>> start Recorded data

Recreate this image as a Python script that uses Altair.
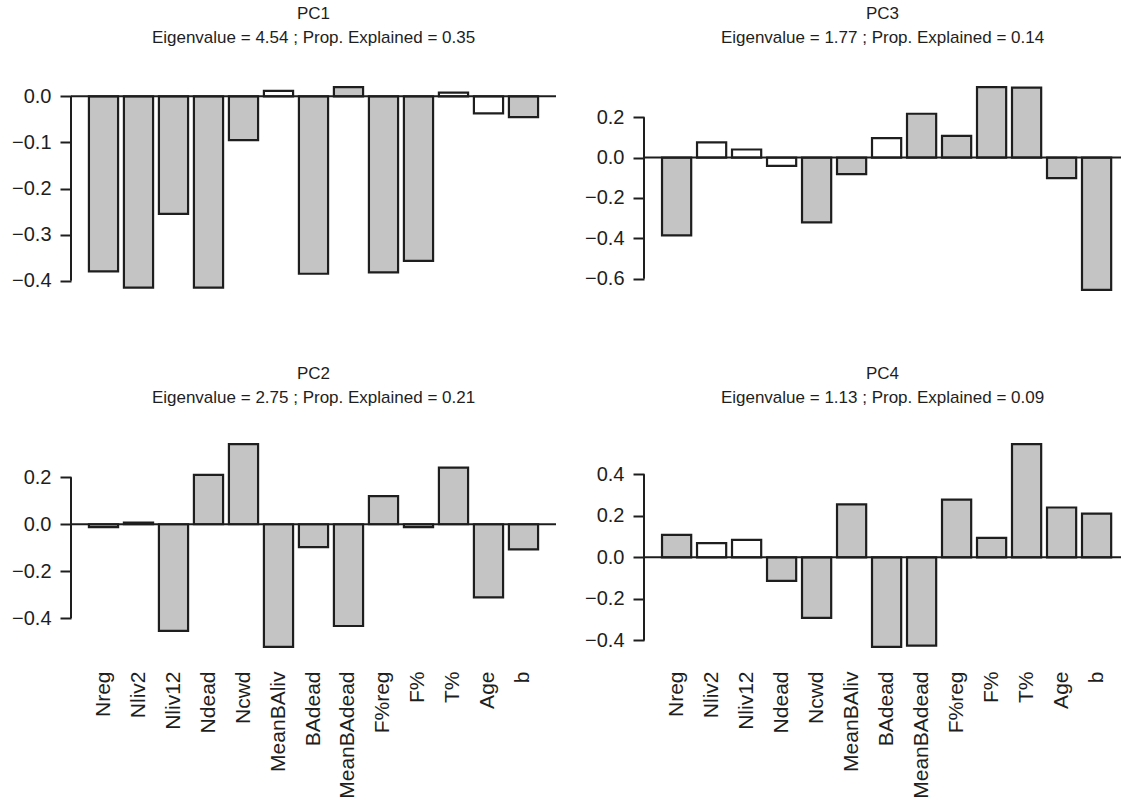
import altair as alt
import pandas as pd

FONT = "Liberation Sans"
INK = "#1e1e1e"
GREY = "#c4c4c4"

variables = ["Nreg", "Nliv2", "Nliv12", "Ndead", "Ncwd", "MeanBAliv", "BAdead",
             "MeanBAdead", "F%reg", "F%", "T%", "Age", "b"]

pc1 = [-0.380, -0.415, -0.255, -0.415, -0.095, 0.012, -0.385, 0.020, -0.382, -0.357, 0.008, -0.037, -0.045]
pc1_shade = ["g", "g", "g", "g", "g", "w", "g", "g", "g", "g", "w", "w", "g"]

pc2 = [-0.012, 0.007, -0.454, 0.210, 0.341, -0.522, -0.097, -0.433, 0.120, -0.012, 0.241, -0.311, -0.107]
pc2_shade = ["g", "g", "g", "g", "g", "g", "g", "g", "g", "g", "g", "g", "g"]

pc3 = [-0.385, 0.075, 0.040, -0.041, -0.321, -0.082, 0.096, 0.217, 0.107, 0.349, 0.346, -0.102, -0.655]
pc3_shade = ["g", "w", "w", "w", "g", "g", "w", "g", "g", "g", "g", "g", "g"]

pc4 = [0.108, 0.068, 0.084, -0.113, -0.291, 0.255, -0.431, -0.425, 0.278, 0.094, 0.545, 0.240, 0.210]
pc4_shade = ["g", "w", "w", "g", "g", "g", "g", "g", "g", "g", "g", "g", "g"]

eigenvalues = [4.54, 2.75, 1.77, 1.13]
prop_explained = [0.35, 0.21, 0.14, 0.09]

ticks1 = [0.0, -0.1, -0.2, -0.3, -0.4]
ticks2 = [0.2, 0.0, -0.2, -0.4]
ticks3 = [0.2, 0.0, -0.2, -0.4, -0.6]
ticks4 = [0.4, 0.2, 0.0, -0.2, -0.4]

dom1 = [-0.4376, 0.0376]
dom2 = [-0.5565, 0.3755]
dom3 = [-0.695, 0.389]
dom4 = [-0.470, 0.584]

H = 219
W_LEFT = 485
W_RIGHT = 477


def panel(name, vals, shades, eig, prop, domain, ticks, width, po, align, show_x, title_offset):
    df = pd.DataFrame({"var": variables, "val": vals, "shade": shades, "base": 0.0})
    if show_x:
        xaxis = alt.Axis(labelAngle=-90, domain=False, ticks=False, labelPadding=16,
                         labelFontSize=21, labelFont=FONT, labelColor=INK, title=None)
    else:
        xaxis = None
    xenc = alt.X("var:N", sort=variables,
                 scale=alt.Scale(paddingInner=1 / 6, paddingOuter=po, align=align),
                 axis=xaxis, title=None)
    yscale = alt.Scale(domain=domain, nice=False, zero=False)
    bars = alt.Chart(df).mark_bar(stroke=INK, strokeWidth=2.2).encode(
        x=xenc,
        y=alt.Y("val:Q", scale=yscale, title=None,
                axis=alt.Axis(values=ticks, format=".1f", domain=False, grid=False,
                              tickSize=11, tickWidth=2, tickColor=INK, labelPadding=9,
                              labelFontSize=20, labelFont=FONT, labelColor=INK)),
        y2="base:Q",
        fill=alt.Fill("shade:N", scale=alt.Scale(domain=["g", "w"], range=[GREY, "#ffffff"]),
                      legend=None),
    )
    zero = alt.Chart(pd.DataFrame({"z": [0.0]})).mark_rule(color=INK, strokeWidth=2).encode(
        y="z:Q", x=alt.value(0), x2=alt.value(width)
    )
    axis_line = alt.Chart(pd.DataFrame({"lo": [min(ticks)], "hi": [max(ticks)]})).mark_rule(
        color=INK, strokeWidth=2
    ).encode(y="lo:Q", y2="hi:Q", x=alt.value(0))
    title = alt.TitleParams(
        text=[name, f"Eigenvalue = {eig:.2f} ; Prop. Explained = {prop:.2f}"],
        fontSize=17, fontWeight="normal", font=FONT, color=INK, lineHeight=24,
        anchor="middle", offset=title_offset,
    )
    return alt.layer(bars, zero, axis_line).properties(width=width, height=H, title=title)


p1 = panel("PC1", pc1, pc1_shade, eigenvalues[0], prop_explained[0], dom1, ticks1, W_LEFT, 0.512, 0.5, False, 32)
p3 = panel("PC3", pc3, pc3_shade, eigenvalues[2], prop_explained[2], dom3, ticks3, W_RIGHT, 0.398, 0.647, False, 32)
p2 = panel("PC2", pc2, pc2_shade, eigenvalues[1], prop_explained[1], dom2, ticks2, W_LEFT, 0.512, 0.5, True, 29)
p4 = panel("PC4", pc4, pc4_shade, eigenvalues[3], prop_explained[3], dom4, ticks4, W_RIGHT, 0.398, 0.647, True, 29)

chart = alt.vconcat(
    alt.hconcat(p1, p3, spacing=27),
    alt.hconcat(p2, p4, spacing=27),
    spacing=67,
).properties(
    padding={"left": 11, "top": 5, "right": 0, "bottom": 0},
    background="white",
).configure_view(stroke=None)

chart.save("out.html", embed_options={"renderer": "svg", "actions": False})
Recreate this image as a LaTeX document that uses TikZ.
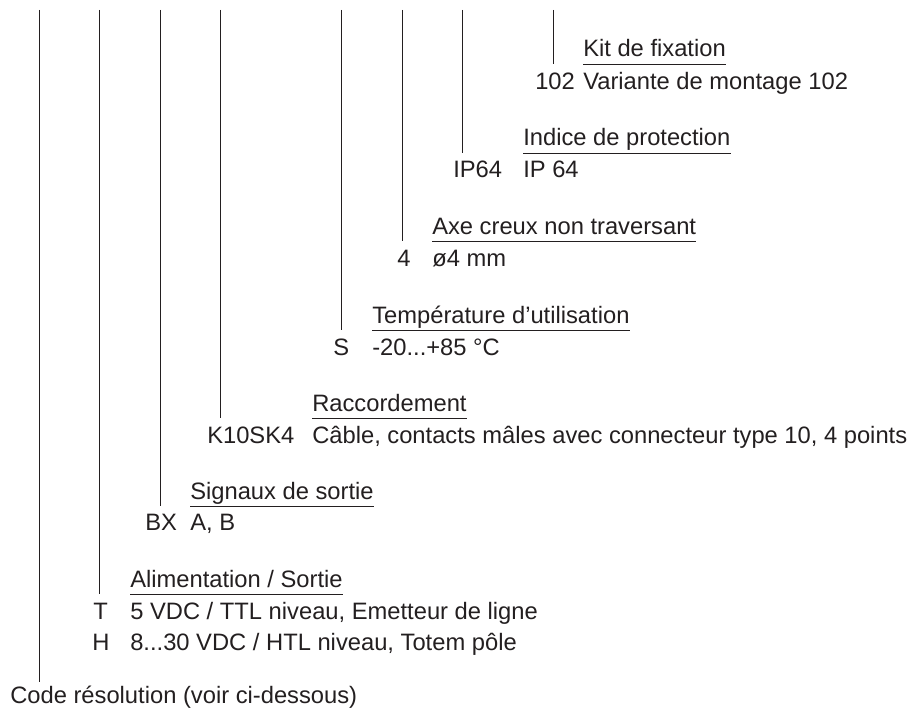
\documentclass[tikz,border=0pt]{standalone}
\usepackage{fontspec}
\setmainfont{Liberation Sans}

\definecolor{txtgray}{HTML}{231F20}

\tikzset{
    lbl/.style={inner sep=0pt, anchor=base west, text=txtgray},
    titel/.style={lbl, text depth=5.25pt},
    uline/.style={draw=txtgray, line width=0.6pt},
    stem/.style={draw=txtgray, line width=0.75pt}
}

\begin{document}
\begin{tikzpicture}[x=0.75pt, y=-0.75pt, font=\fontsize{17.8}{21}\selectfont]
    \useasboundingbox (0,0) rectangle (914,713);

    % Kit de fixation
    \node[titel] (t1) at (583,57) {Kit de fixation};
    \node[lbl] (c1) at (535,90) {102};
    \node[lbl] (v1) at (583,90) {Variante de montage 102};
    % Indice de protection
    \node[titel] (t2) at (523,146) {Indice de protection};
    \node[lbl] (c2) at (453,178) {IP64};
    \node[lbl] (v2) at (523,178) {IP 64};
    % Axe
    \node[titel] (t3) at (432,234) {Axe creux non traversant};
    \node[lbl] (c3) at (397,267) {4};
    \node[lbl] (v3) at (432,267) {ø4 mm};
    % Temperature
    \node[titel] (t4) at (372,323) {Température d’utilisation};
    \node[lbl] (c4) at (333,355) {S};
    \node[lbl] (v4) at (372,355) {-20...+85 °C};
    % Raccordement
    \node[titel] (t5) at (312,411) {Raccordement};
    \node[lbl] (c5) at (207,443) {K10SK4};
    \node[lbl] (v5) at (312,443) {Câble, contacts mâles avec connecteur type 10, 4 points};
    % Signaux
    \node[titel] (t6) at (190,499) {Signaux de sortie};
    \node[lbl] (c6) at (145,530) {BX};
    \node[lbl] (v6) at (190,530) {A, B};
    % Alimentation
    \node[titel] (t7) at (130,587) {Alimentation / Sortie};
    \node[lbl] (c7) at (93,619) {T};
    \node[lbl] (v7) at (130,619) {5 VDC / TTL niveau, Emetteur de ligne};
    \node[lbl] (c8) at (92,650) {H};
    \node[lbl] (v8) at (130,650) {8...30 VDC / HTL niveau, Totem pôle};
    % Code
    \node[lbl, text height=15.5pt] (res) at (10,703) {Code résolution (voir ci-dessous)};

    % underlines
    \draw[uline] (t1.south west) -- (t1.south east);
    \draw[uline] (t2.south west) -- (t2.south east);
    \draw[uline] (t3.south west) -- (t3.south east);
    \draw[uline] (t4.south west) -- (t4.south east);
    \draw[uline] (t5.south west) -- (t5.south east);
    \draw[uline] (t6.south west) -- (t6.south east);
    \draw[uline] (t7.south west) -- (t7.south east);

    % stems
    \coordinate (s0) at (39,10);
    \coordinate (s7) at (99,10);
    \coordinate (s6) at (160,10);
    \coordinate (s5) at (220,10);
    \coordinate (s4) at (341,10);
    \coordinate (s3) at (402,10);
    \coordinate (s2) at (462,10);
    \coordinate (s1) at (553,10);
    \draw[stem] (s1) -- (s1 |- t1.south);
    \draw[stem] (s2) -- (s2 |- t2.south);
    \draw[stem] (s3) -- (s3 |- t3.south);
    \draw[stem] (s4) -- (s4 |- t4.south);
    \draw[stem] (s5) -- (s5 |- t5.south);
    \draw[stem] (s6) -- (s6 |- t6.south);
    \draw[stem] (s7) -- (s7 |- t7.south);
    \draw[stem] (s0) -- (s0 |- res.north);
\end{tikzpicture}
\end{document}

>> end Recorded data

Write down exactly what the lines above say, from the line holding "Recreate this image as a LaTeX" through the line holding "(0,0) rectangle (914,713);", and nothing more. Do not copy the pictures.

Exercise output >>
Recreate this image as a LaTeX document that uses TikZ.
\documentclass[tikz,border=0pt]{standalone}
\usepackage{fontspec}
\setmainfont{Liberation Sans}

\definecolor{txtgray}{HTML}{231F20}

\tikzset{
    lbl/.style={inner sep=0pt, anchor=base west, text=txtgray},
    titel/.style={lbl, text depth=5.25pt},
    uline/.style={draw=txtgray, line width=0.6pt},
    stem/.style={draw=txtgray, line width=0.75pt}
}

\begin{document}
\begin{tikzpicture}[x=0.75pt, y=-0.75pt, font=\fontsize{17.8}{21}\selectfont]
    \useasboundingbox (0,0) rectangle (914,713);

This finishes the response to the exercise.